#### AVAILABLE DATA
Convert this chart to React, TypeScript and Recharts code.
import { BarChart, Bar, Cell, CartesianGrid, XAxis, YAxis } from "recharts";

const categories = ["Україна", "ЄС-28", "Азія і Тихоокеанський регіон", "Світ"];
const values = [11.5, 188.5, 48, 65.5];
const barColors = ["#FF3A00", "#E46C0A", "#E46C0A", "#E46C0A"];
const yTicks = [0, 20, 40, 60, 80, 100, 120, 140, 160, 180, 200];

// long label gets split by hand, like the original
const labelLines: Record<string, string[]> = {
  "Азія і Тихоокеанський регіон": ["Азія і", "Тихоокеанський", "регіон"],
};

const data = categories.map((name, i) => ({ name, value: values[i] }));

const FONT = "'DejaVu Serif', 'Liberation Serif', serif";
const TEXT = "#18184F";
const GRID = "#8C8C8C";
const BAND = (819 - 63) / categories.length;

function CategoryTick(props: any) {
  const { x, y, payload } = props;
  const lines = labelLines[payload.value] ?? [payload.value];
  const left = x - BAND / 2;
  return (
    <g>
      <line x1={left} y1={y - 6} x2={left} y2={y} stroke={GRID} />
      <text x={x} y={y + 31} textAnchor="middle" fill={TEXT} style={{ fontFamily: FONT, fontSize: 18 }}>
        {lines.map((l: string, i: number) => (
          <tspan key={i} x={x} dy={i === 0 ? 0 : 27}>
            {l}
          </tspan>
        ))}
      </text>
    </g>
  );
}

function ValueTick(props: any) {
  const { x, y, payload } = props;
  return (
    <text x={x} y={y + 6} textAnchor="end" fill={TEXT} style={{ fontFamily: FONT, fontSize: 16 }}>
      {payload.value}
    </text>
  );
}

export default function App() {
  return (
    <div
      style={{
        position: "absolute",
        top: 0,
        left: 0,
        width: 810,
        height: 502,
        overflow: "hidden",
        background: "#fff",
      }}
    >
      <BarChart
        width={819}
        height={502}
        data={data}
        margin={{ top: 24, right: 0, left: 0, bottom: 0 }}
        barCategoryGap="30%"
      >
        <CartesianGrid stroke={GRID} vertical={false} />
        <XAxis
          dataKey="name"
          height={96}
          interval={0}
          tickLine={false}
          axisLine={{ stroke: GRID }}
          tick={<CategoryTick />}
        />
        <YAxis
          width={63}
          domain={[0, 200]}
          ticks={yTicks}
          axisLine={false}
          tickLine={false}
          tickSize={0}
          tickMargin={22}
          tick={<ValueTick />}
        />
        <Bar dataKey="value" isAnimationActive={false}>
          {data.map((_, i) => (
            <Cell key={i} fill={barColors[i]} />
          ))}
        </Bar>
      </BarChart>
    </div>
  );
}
########
*TASK DIRECTIONS:* Write out all the data again, exactly as it appears.

*TASK OUTPUT:*
Convert this chart to React, TypeScript and Recharts code.
import { BarChart, Bar, Cell, CartesianGrid, XAxis, YAxis } from "recharts";

const categories = ["Україна", "ЄС-28", "Азія і Тихоокеанський регіон", "Світ"];
const values = [11.5, 188.5, 48, 65.5];
const barColors = ["#FF3A00", "#E46C0A", "#E46C0A", "#E46C0A"];
const yTicks = [0, 20, 40, 60, 80, 100, 120, 140, 160, 180, 200];

// long label gets split by hand, like the original
const labelLines: Record<string, string[]> = {
  "Азія і Тихоокеанський регіон": ["Азія і", "Тихоокеанський", "регіон"],
};

const data = categories.map((name, i) => ({ name, value: values[i] }));

const FONT = "'DejaVu Serif', 'Liberation Serif', serif";
const TEXT = "#18184F";
const GRID = "#8C8C8C";
const BAND = (819 - 63) / categories.length;

function CategoryTick(props: any) {
  const { x, y, payload } = props;
  const lines = labelLines[payload.value] ?? [payload.value];
  const left = x - BAND / 2;
  return (
    <g>
      <line x1={left} y1={y - 6} x2={left} y2={y} stroke={GRID} />
      <text x={x} y={y + 31} textAnchor="middle" fill={TEXT} style={{ fontFamily: FONT, fontSize: 18 }}>
        {lines.map((l: string, i: number) => (
          <tspan key={i} x={x} dy={i === 0 ? 0 : 27}>
            {l}
          </tspan>
        ))}
      </text>
    </g>
  );
}

function ValueTick(props: any) {
  const { x, y, payload } = props;
  return (
    <text x={x} y={y + 6} textAnchor="end" fill={TEXT} style={{ fontFamily: FONT, fontSize: 16 }}>
      {payload.value}
    </text>
  );
}

export default function App() {
  return (
    <div
      style={{
        position: "absolute",
        top: 0,
        left: 0,
        width: 810,
        height: 502,
        overflow: "hidden",
        background: "#fff",
      }}
    >
      <BarChart
        width={819}
        height={502}
        data={data}
        margin={{ top: 24, right: 0, left: 0, bottom: 0 }}
        barCategoryGap="30%"
      >
        <CartesianGrid stroke={GRID} vertical={false} />
        <XAxis
          dataKey="name"
          height={96}
          interval={0}
          tickLine={false}
          axisLine={{ stroke: GRID }}
          tick={<CategoryTick />}
        />
        <YAxis
          width={63}
          domain={[0, 200]}
          ticks={yTicks}
          axisLine={false}
          tickLine={false}
          tickSize={0}
          tickMargin={22}
          tick={<ValueTick />}
        />
        <Bar dataKey="value" isAnimationActive={false}>
          {data.map((_, i) => (
            <Cell key={i} fill={barColors[i]} />
          ))}
        </Bar>
      </BarChart>
    </div>
  );
}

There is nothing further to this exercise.